Kathryn Daltorio's Crab Lab tests underwater robot in Veale Center swimming pool

Earlier this year, the Veale Convocation, Recreation and Athletic Center swimming pool was a testing site for Kathryn ‘Kati’ Daltorio’s Crab Lab thanks to a collaboration with the Motley Scuba Diving Club. 

Supported by the Department of Defense, researchers in the Crab Lab, including PhD students Mingyu Pan and Yifeng Gong, are creating a waterproof crab robot that is capable of searching for and removing underwater un-exploded ordnance (UXO) in shallow water. 

Because it’s underwater, the robot's sensors may not work perfectly, limiting its ability to communicate. Hung shared that the development of this type of robot is hard, but also rewarding. 

“The coolest thing is when we make a breakthrough in the field of underwater legged robots and underwater manipulation,” he said. “Although legged robots are popular, most research only focuses on locomotion or manipulation on the ground. Few research groups developed legged robots underwater for many reasons.”

For the last year and a half, Gong has been designing the robot, working on the mechanical structure, simulating it on a computer and developing the controller, all while ensuring it is waterproof. Then, he put his work to the test when divers helped him submerge it under three meters of water in the Veale pool. 

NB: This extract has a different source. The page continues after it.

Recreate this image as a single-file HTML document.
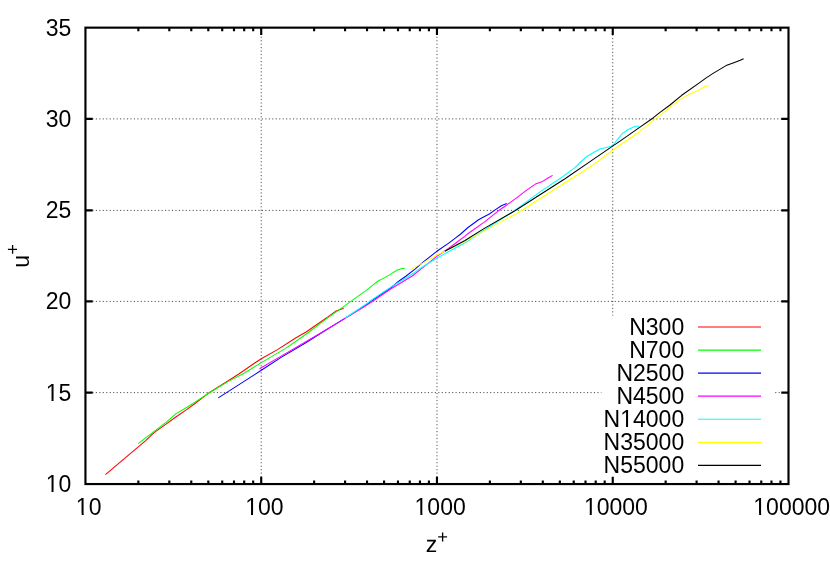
<!DOCTYPE html>
<html><head><meta charset="utf-8"><title>plot</title>
<style>html,body{margin:0;padding:0;background:#fff;overflow:hidden;}svg{display:block;will-change:transform;}text{font-family:"Liberation Sans",sans-serif;fill:#000;}</style></head><body>
<svg width="830" height="581" viewBox="0 0 830 581">
<rect width="830" height="581" fill="#fff"/>
<g stroke="#000" stroke-width="0.7" stroke-dasharray="1.153 2.306" fill="none">
<path d="M85.45 392.60H601.40"/>
<path d="M775.20 392.60H788.50"/>
<path d="M85.45 301.40H788.50"/>
<path d="M85.45 210.40H788.50"/>
<path d="M85.45 118.90H788.50"/>
<path d="M261.21 484.05V27.65"/>
<path d="M436.97 484.05V27.65"/>
<path d="M612.74 27.65V315.60"/>
</g>
<g stroke="#000" stroke-width="2.15" fill="none" stroke-linecap="butt">
<path d="M85.45 392.55h7.26 M788.50 392.55h-7.26"/>
<path d="M85.45 301.35h7.26 M788.50 301.35h-7.26"/>
<path d="M85.45 210.35h7.26 M788.50 210.35h-7.26"/>
<path d="M85.45 118.85h7.26 M788.50 118.85h-7.26"/>
<path d="M138.36 484.05v-3.63 M138.36 27.65v3.63"/>
<path d="M169.31 484.05v-3.63 M169.31 27.65v3.63"/>
<path d="M191.27 484.05v-3.63 M191.27 27.65v3.63"/>
<path d="M208.30 484.05v-3.63 M208.30 27.65v3.63"/>
<path d="M222.22 484.05v-3.63 M222.22 27.65v3.63"/>
<path d="M233.99 484.05v-3.63 M233.99 27.65v3.63"/>
<path d="M244.18 484.05v-3.63 M244.18 27.65v3.63"/>
<path d="M253.17 484.05v-3.63 M253.17 27.65v3.63"/>
<path d="M261.21 484.05v-7.26 M261.21 27.65v7.26"/>
<path d="M314.12 484.05v-3.63 M314.12 27.65v3.63"/>
<path d="M345.07 484.05v-3.63 M345.07 27.65v3.63"/>
<path d="M367.03 484.05v-3.63 M367.03 27.65v3.63"/>
<path d="M384.07 484.05v-3.63 M384.07 27.65v3.63"/>
<path d="M397.98 484.05v-3.63 M397.98 27.65v3.63"/>
<path d="M409.75 484.05v-3.63 M409.75 27.65v3.63"/>
<path d="M419.94 484.05v-3.63 M419.94 27.65v3.63"/>
<path d="M428.93 484.05v-3.63 M428.93 27.65v3.63"/>
<path d="M436.97 484.05v-7.26 M436.97 27.65v7.26"/>
<path d="M489.88 484.05v-3.63 M489.88 27.65v3.63"/>
<path d="M520.84 484.05v-3.63 M520.84 27.65v3.63"/>
<path d="M542.79 484.05v-3.63 M542.79 27.65v3.63"/>
<path d="M559.83 484.05v-3.63 M559.83 27.65v3.63"/>
<path d="M573.74 484.05v-3.63 M573.74 27.65v3.63"/>
<path d="M585.51 484.05v-3.63 M585.51 27.65v3.63"/>
<path d="M595.70 484.05v-3.63 M595.70 27.65v3.63"/>
<path d="M604.70 484.05v-3.63 M604.70 27.65v3.63"/>
<path d="M612.74 484.05v-7.26 M612.74 27.65v7.26"/>
<path d="M665.65 484.05v-3.63 M665.65 27.65v3.63"/>
<path d="M696.60 484.05v-3.63 M696.60 27.65v3.63"/>
<path d="M718.56 484.05v-3.63 M718.56 27.65v3.63"/>
<path d="M735.59 484.05v-3.63 M735.59 27.65v3.63"/>
<path d="M749.51 484.05v-3.63 M749.51 27.65v3.63"/>
<path d="M761.27 484.05v-3.63 M761.27 27.65v3.63"/>
<path d="M771.47 484.05v-3.63 M771.47 27.65v3.63"/>
<path d="M780.46 484.05v-3.63 M780.46 27.65v3.63"/>
<rect x="85.45" y="27.65" width="703.05" height="456.40"/>
</g>
<path d="M105.4 474.7 L145.4 440.8 L154.1 432.6 L166.0 424.1 L176.2 416.8 L187.0 409.4 L195.0 403.5 L209.5 392.4 L227.5 381.2 L238.4 374.3 L245.0 369.8 L255.1 362.8 L261.3 358.8 L277.5 349.6 L295.6 338.0 L306.1 332.0 L326.7 317.8 L335.4 311.3 L343.7 308.2" stroke="#ff0000" stroke-width="1.05" fill="none" stroke-linejoin="round"/>
<path d="M138.2 443.6 L142.1 440.7 L154.1 431.4 L166.0 422.3 L176.2 413.6 L187.0 407.2 L195.0 402.1 L209.5 392.7 L227.5 381.9 L245.0 372.7 L261.3 362.6 L284.8 348.9 L298.2 339.7 L309.0 332.0 L326.7 318.6 L342.6 307.4 L355.0 298.4 L365.9 290.6 L373.1 284.8 L378.1 281.0 L383.9 278.1 L391.1 273.9 L396.9 270.3 L401.3 268.7 L404.9 268.3" stroke="#00ff00" stroke-width="1.05" fill="none" stroke-linejoin="round"/>
<path d="M218.3 397.9 L255.0 374.4 L261.3 370.2 L281.1 357.4 L305.0 343.2 L322.4 332.3 L344.8 318.4 L365.0 305.6 L372.8 300.0 L391.1 287.6 L398.4 281.5 L406.1 276.0 L415.0 269.2 L423.1 262.2 L436.8 251.3 L448.4 243.4 L455.0 238.4 L460.7 234.0 L468.0 227.5 L478.9 219.5 L489.7 213.7 L494.8 210.1 L501.3 205.8 L506.7 203.5" stroke="#0000ff" stroke-width="1.05" fill="none" stroke-linejoin="round"/>
<path d="M259.5 368.7 L281.1 356.1 L305.0 342.3 L322.4 332.0 L344.8 318.6 L365.0 306.3 L374.5 300.0 L391.1 288.7 L412.2 276.0 L423.1 267.3 L436.8 256.4 L448.4 248.5 L457.2 242.0 L465.0 236.2 L469.5 232.5 L483.9 222.4 L498.4 210.8 L505.0 206.3 L515.9 198.4 L526.7 190.1 L535.4 184.1 L542.6 181.4 L548.4 177.8 L552.6 175.4" stroke="#ff00ff" stroke-width="1.05" fill="none" stroke-linejoin="round"/>
<path d="M344.8 318.2 L365.0 304.8 L371.6 300.0 L391.1 286.9 L409.3 276.0 L415.0 272.1 L423.1 266.5 L436.8 258.2 L448.4 251.7 L465.0 242.7 L515.0 210.1 L541.1 191.1 L563.0 176.5 L574.5 167.8 L586.0 157.0 L594.0 152.3 L600.5 148.7 L606.3 147.4 L610.6 146.5 L613.5 144.5 L617.0 140.0 L620.0 136.3 L622.3 133.5 L628.8 129.3 L635.3 126.3 L639.6 126.3" stroke="#00ffff" stroke-width="1.05" fill="none" stroke-linejoin="round"/>
<path d="M409.9 269.6 L423.1 262.9 L436.8 255.0 L444.8 251.3 L465.0 241.6 L483.9 231.1 L498.4 223.1 L515.0 214.5 L522.7 210.0 L541.1 198.0 L565.0 182.8 L572.6 178.0 L588.9 167.8 L612.6 150.5 L620.0 145.0 L638.9 132.2 L653.4 120.3 L662.2 113.6 L670.9 106.7 L681.7 98.4 L690.4 93.7 L699.0 90.1 L704.8 86.5 L708.8 85.6" stroke="#ffff00" stroke-width="1.05" fill="none" stroke-linejoin="round"/>
<path d="M444.8 251.3 L465.0 240.5 L483.9 228.6 L515.0 210.8 L541.1 194.0 L565.0 178.8 L588.9 162.4 L612.6 146.1 L620.0 141.1 L640.0 127.1 L653.4 117.7 L660.0 112.4 L670.0 105.0 L681.7 95.3 L699.7 82.6 L705.8 78.1 L713.1 73.4 L718.5 70.1 L726.1 65.6 L734.5 62.5 L740.2 60.3 L743.6 58.7" stroke="#000000" stroke-width="1.05" fill="none" stroke-linejoin="round"/>
<path d="M698.0 327.00H761.0" stroke="#ff0000" stroke-width="1.15" fill="none"/>
<text x="684.2" y="334.90" font-size="23.00" text-anchor="end">N300</text>
<path d="M698.0 350.06H761.0" stroke="#00ff00" stroke-width="1.15" fill="none"/>
<text x="684.2" y="357.96" font-size="23.00" text-anchor="end">N700</text>
<path d="M698.0 373.12H761.0" stroke="#0000ff" stroke-width="1.15" fill="none"/>
<text x="684.2" y="381.02" font-size="23.00" text-anchor="end">N2500</text>
<path d="M698.0 396.18H761.0" stroke="#ff00ff" stroke-width="1.15" fill="none"/>
<text x="684.2" y="404.08" font-size="23.00" text-anchor="end">N4500</text>
<path d="M698.0 419.24H761.0" stroke="#00ffff" stroke-width="1.15" fill="none"/>
<text x="684.2" y="427.14" font-size="23.00" text-anchor="end">N14000</text>
<path d="M698.0 442.30H761.0" stroke="#ffff00" stroke-width="1.15" fill="none"/>
<text x="684.2" y="450.20" font-size="23.00" text-anchor="end">N35000</text>
<path d="M698.0 465.36H761.0" stroke="#000000" stroke-width="1.15" fill="none"/>
<text x="684.2" y="473.26" font-size="23.00" text-anchor="end">N55000</text>
<text x="71.3" y="492.05" font-size="23.00" text-anchor="end">10</text>
<text x="71.3" y="400.74" font-size="23.00" text-anchor="end">15</text>
<text x="71.3" y="309.43" font-size="23.00" text-anchor="end">20</text>
<text x="71.3" y="218.12" font-size="23.00" text-anchor="end">25</text>
<text x="71.3" y="126.81" font-size="23.00" text-anchor="end">30</text>
<text x="71.3" y="35.50" font-size="23.00" text-anchor="end">35</text>
<text x="88.65" y="515.3" font-size="23.00" text-anchor="middle">10</text>
<text x="264.41" y="515.3" font-size="23.00" text-anchor="middle">100</text>
<text x="440.17" y="515.3" font-size="23.00" text-anchor="middle">1000</text>
<text x="615.94" y="515.3" font-size="23.00" text-anchor="middle">10000</text>
<text x="791.70" y="515.3" font-size="23.00" text-anchor="middle">100000</text>
<text x="425.8" y="552.3" font-size="23.00" text-rendering="geometricPrecision">z<tspan dy="-9.7" font-size="18.4">+</tspan></text>
<text transform="translate(29.4 267.65) rotate(-90)" font-size="23.00">u<tspan dy="-10.3" font-size="18.4">+</tspan></text>
<g fill="#fff" stroke="none">
<rect x="621.331" y="425.00" width="4.684" height="2"/>
<rect x="628.048" y="425.00" width="4.584" height="2"/>
<rect x="46.806" y="490.00" width="4.684" height="2"/>
<rect x="53.523" y="490.00" width="4.584" height="2"/>
<rect x="46.806" y="399.00" width="4.684" height="2"/>
<rect x="53.523" y="399.00" width="4.584" height="2"/>
<rect x="76.953" y="513.00" width="4.684" height="2"/>
<rect x="83.670" y="513.00" width="4.584" height="2"/>
<rect x="246.323" y="513.00" width="4.684" height="2"/>
<rect x="253.039" y="513.00" width="4.584" height="2"/>
<rect x="415.684" y="513.00" width="4.684" height="2"/>
<rect x="422.400" y="513.00" width="4.584" height="2"/>
<rect x="585.056" y="513.00" width="4.684" height="2"/>
<rect x="591.772" y="513.00" width="4.584" height="2"/>
<rect x="754.425" y="513.00" width="4.684" height="2"/>
<rect x="761.141" y="513.00" width="4.584" height="2"/>
</g>
</svg></body></html>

“I’m so glad it is functional after 20 minutes of the test and can also retrieve the UXO in the pool,” Hung revealed.

The testing happened in partnership with CWRU’s scuba team and Alexander Meylikhov. The divers, Meylikhov and Liam French, were responsible for filming the robot underwater and capturing its functionality while it retrieved the un-exploded IEDs. 

“Diving alongside a machine was a surreal experience,” the sophomore mechanical engineering student shared. “It felt like we were contributing to pushing the boundaries of robotics.”

With a goal of the club to share their passion for diving and make the activity more accessible, Meylikhov thought collaborating with research teams would both assist researchers with projects, but also spark interest in scuba diving. 

Meylikhov said that this first collaboration taught the team a significant lesson: that something they find enjoyable can also be leveraged to advance technology and potentially save lives in the future.